2. I’m comfortable around you, laughing easily.
They say one of the signs someone is comfortable with you is they’re willing to sing along to the radio in the car while you’re there. The singing-in-the-car thing is definitely true for me, but all introverts are different, so the signs we’re comfortable with you will vary. Some might bring out their sarcastic side or let you in on their secret hobby. I also tend to laugh more easily when I feel comfortable around someone.
Join the introvert revolution. Subscribe to our newsletter and you’ll get one email, every Friday, of our best articles. Subscribe here.
3. I’m a good listener.
This is something I feel I’m genuinely good at, and I know a lot of introverts feel the same way (we get a lot of practice).

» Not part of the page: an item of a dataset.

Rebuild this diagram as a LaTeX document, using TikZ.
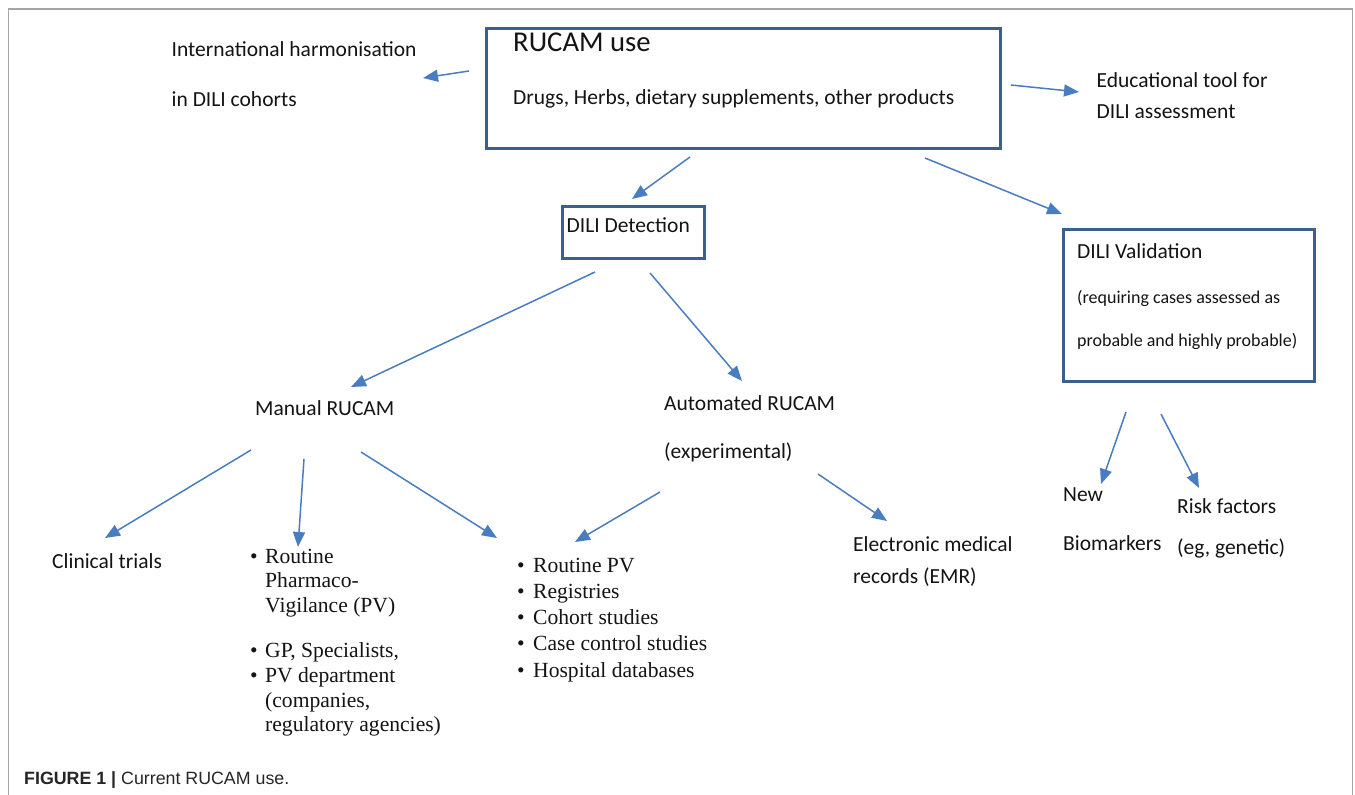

So, if you take the time to get to know me, you’ll find out quickly that I am very much interested in what you have to say. Many of us introverts truly love listening, but don’t abuse our attention; relationships are a two-way street, and there are things I want to say, too!
4. I could talk for hours about the things I’m passionate about.
My passions and interests are things I could talk on and on about. Introverts especially appreciate topics they feel knowledgeable or passionate about. Sure, that’s true of everyone on some level, but your introverted friends will be particularly grateful when you know what they enjoy discussing.
5. I’m still a little awkward, but in a less painful way.
This is a big “hopefully,” on my part. Get to know me and let me know if this is true!
Introvert, when you’re making a new acquaintance, keep in mind that although you’ll only get one first impression, it’s not the only impression that counts. And to the extroverts: Have some empathy and give a little grace to everyone you meet, but especially to us introverts. We’re all trying to make it in the same big pond.